We -- the reality of where we are today though is that our position is large. And when you do the relative valuations of divesting versus for the continuation of this program, you have to make sure that you're making the right decision there. And I would say there's smaller things that would be optional for us to potentially do, whether it would be large enough scale to continue it is the question at this point. But we are considering other options that I doubt would mature and soon enough to be able to meet the clip that we're facing right now.
Roger Read
Great. Thank you.
Operator
[Operator Instructions] There are no more questions in the queue. This concludes our question-and-answer session. I would like to turn the conference back over to Vicki Hollub for any closing remarks.
Vicki Hollub
I just talked to say in closing that I know there's been a lot of concerns among investors in the -- in our industry, particularly with respect to asset quality, execution, performance. And as Doug had pointed out, I wonder if that's part of the reason for the reaction to what we're seeing today. But looking at our asset quality, I think there's nobody that could question the quality of our assets.

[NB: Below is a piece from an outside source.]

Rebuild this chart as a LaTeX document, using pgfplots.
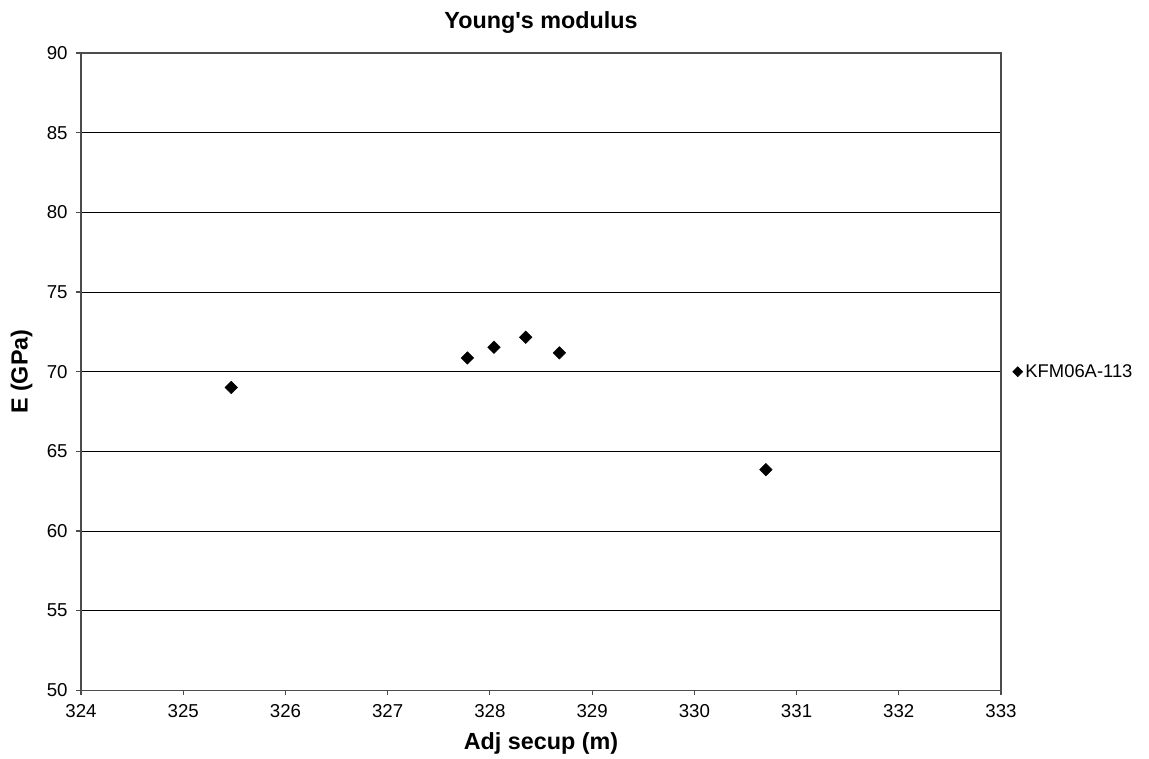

And you look at our past performance, I also think that our continuing improvement in well productivity in the Permian and some data that we'll show next earnings call about our performance in the Rockies, will clearly show that we're not losing any capabilities. We're not losing any performance. And in fact, looking at what our teams are doing technically today, they continue to innovate, continue to optimize. And with the mention of a new technique in the DJ, there are also new ways of doing things that we're trying in the Permian as well as in our Oman operations, Gulf of Mexico with the subsea pumping and systems installations, starting to look at our seismic differently.
I think that for our company, we have not seen degradation in the quality or performance of our teams. And I want to thank our teams for that because they continue to push the envelope and every year get better and better. And so I don't think there should be any concern about where we are today and what we're doing is it's just a kind of a strange scenario where in second quarter, it happens to be the lowest of the year, but our production and productivity is continuing to get better.
So with that, I want to thank you all for participating in the call today.
Operator
Conference has now concluded. Thank you for attending today's presentation. You may now disconnect.